» **Data provided**

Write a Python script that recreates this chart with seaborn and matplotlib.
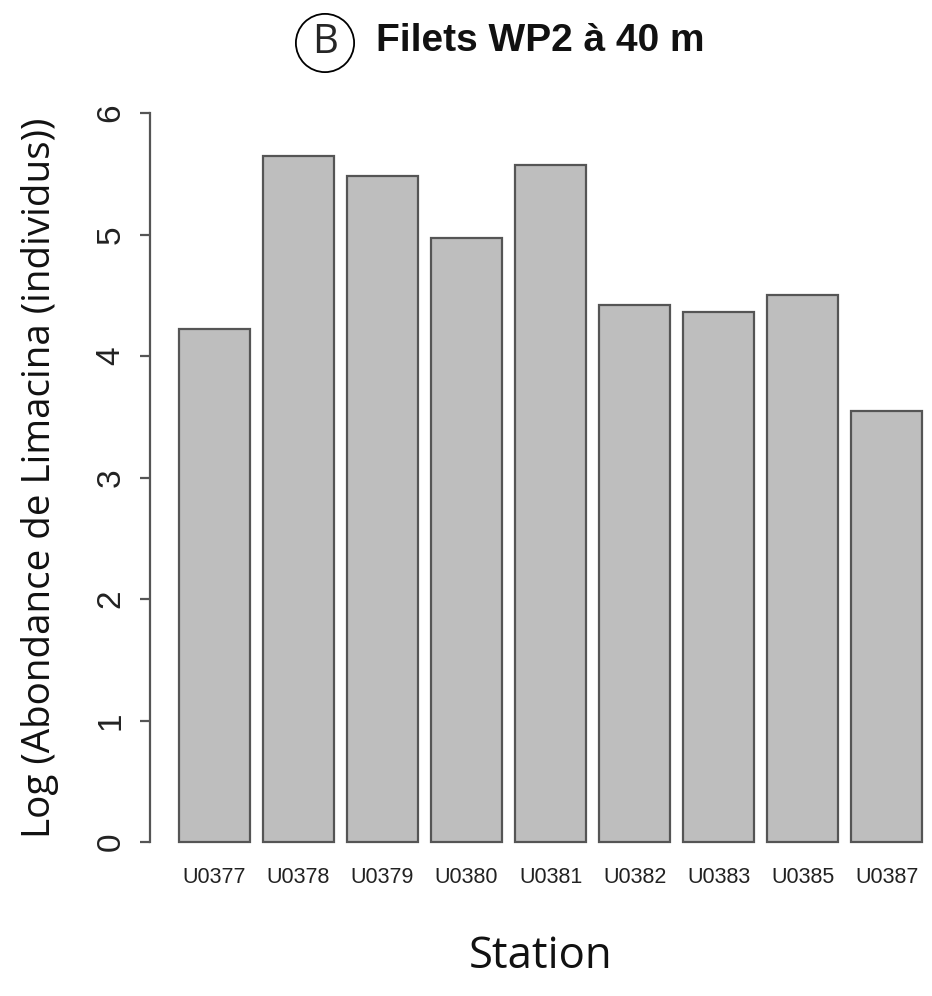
import matplotlib
matplotlib.use("Agg")
import matplotlib.pyplot as plt
import seaborn as sns
import pandas as pd

stations = ["U0377", "U0378", "U0379", "U0380", "U0381", "U0382", "U0383", "U0385", "U0387"]
log_abundance = [4.22, 5.65, 5.48, 4.97, 5.57, 4.42, 4.36, 4.50, 3.55]
y_ticks = [0, 1, 2, 3, 4, 5, 6]

df = pd.DataFrame({"Station": stations, "Value": log_abundance})

sns.set_theme(style="white")
plt.rcParams["font.family"] = ["Liberation Sans", "DejaVu Sans"]

W, H = 932, 996
fig = plt.figure(figsize=(W / 100, H / 100), dpi=100)
ax = fig.add_axes([150 / W, 1 - 842 / H, (932 - 150) / W, (842 - 113) / H])

sns.barplot(data=df, x="Station", y="Value", color="#BEBEBE", saturation=1,
            edgecolor="#555555", linewidth=1.6, width=0.845, ax=ax, errorbar=None)
for p in ax.patches:
    p.set_clip_on(False)

ax.set_xlim(-0.768, 8.54)
ax.set_ylim(0, 6)
for s in ["top", "right", "bottom"]:
    ax.spines[s].set_visible(False)
ax.spines["left"].set_color("#555555")
ax.spines["left"].set_linewidth(1.6)

ax.set_yticks(y_ticks)
ax.set_yticklabels([str(t) for t in y_ticks], rotation=90, va="center", fontsize=24, color="#222222")
ax.tick_params(axis="y", length=7, width=1.6, color="#555555", pad=10, left=True)
ax.tick_params(axis="x", length=0, pad=18, labelsize=15.5, labelcolor="#222222")

ax.set_xlabel("Station", fontsize=31.5, family=["Open Sans", "DejaVu Sans"], color="#111111")
ax.xaxis.set_label_coords(0.5, (842 - 957) / 729)
ax.xaxis.label.set_va("center")
ax.set_ylabel("Log (Abondance de Limacina (individus))", fontsize=27.8,
              family=["Open Sans", "DejaVu Sans"], color="#111111")
ax.yaxis.set_label_coords((40 - 150) / 782, 0.5)
ax.yaxis.label.set_va("center")

fig.text(325 / W, 1 - 43 / H, "B", fontsize=29, family=["Open Sans", "DejaVu Sans"],
         ha="center", va="center",
         bbox=dict(boxstyle="circle,pad=0.22", fc="white", ec="black", lw=1.3))
fig.text(376 / W, 1 - 41 / H, "Filets WP2 à 40 m", fontsize=28, fontweight="bold",
         ha="left", va="center", color="#111111")

fig.savefig("out.png", dpi=100, facecolor="white")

» **Instructions to follow**
Make an exact copy of the data above, pictures excluded.

» **Answer to this problem**
Write a Python script that recreates this chart with seaborn and matplotlib.
import matplotlib
matplotlib.use("Agg")
import matplotlib.pyplot as plt
import seaborn as sns
import pandas as pd

stations = ["U0377", "U0378", "U0379", "U0380", "U0381", "U0382", "U0383", "U0385", "U0387"]
log_abundance = [4.22, 5.65, 5.48, 4.97, 5.57, 4.42, 4.36, 4.50, 3.55]
y_ticks = [0, 1, 2, 3, 4, 5, 6]

df = pd.DataFrame({"Station": stations, "Value": log_abundance})

sns.set_theme(style="white")
plt.rcParams["font.family"] = ["Liberation Sans", "DejaVu Sans"]

W, H = 932, 996
fig = plt.figure(figsize=(W / 100, H / 100), dpi=100)
ax = fig.add_axes([150 / W, 1 - 842 / H, (932 - 150) / W, (842 - 113) / H])

sns.barplot(data=df, x="Station", y="Value", color="#BEBEBE", saturation=1,
            edgecolor="#555555", linewidth=1.6, width=0.845, ax=ax, errorbar=None)
for p in ax.patches:
    p.set_clip_on(False)

ax.set_xlim(-0.768, 8.54)
ax.set_ylim(0, 6)
for s in ["top", "right", "bottom"]:
    ax.spines[s].set_visible(False)
ax.spines["left"].set_color("#555555")
ax.spines["left"].set_linewidth(1.6)

ax.set_yticks(y_ticks)
ax.set_yticklabels([str(t) for t in y_ticks], rotation=90, va="center", fontsize=24, color="#222222")
ax.tick_params(axis="y", length=7, width=1.6, color="#555555", pad=10, left=True)
ax.tick_params(axis="x", length=0, pad=18, labelsize=15.5, labelcolor="#222222")

ax.set_xlabel("Station", fontsize=31.5, family=["Open Sans", "DejaVu Sans"], color="#111111")
ax.xaxis.set_label_coords(0.5, (842 - 957) / 729)
ax.xaxis.label.set_va("center")
ax.set_ylabel("Log (Abondance de Limacina (individus))", fontsize=27.8,
              family=["Open Sans", "DejaVu Sans"], color="#111111")
ax.yaxis.set_label_coords((40 - 150) / 782, 0.5)
ax.yaxis.label.set_va("center")

fig.text(325 / W, 1 - 43 / H, "B", fontsize=29, family=["Open Sans", "DejaVu Sans"],
         ha="center", va="center",
         bbox=dict(boxstyle="circle,pad=0.22", fc="white", ec="black", lw=1.3))
fig.text(376 / W, 1 - 41 / H, "Filets WP2 à 40 m", fontsize=28, fontweight="bold",
         ha="left", va="center", color="#111111")

fig.savefig("out.png", dpi=100, facecolor="white")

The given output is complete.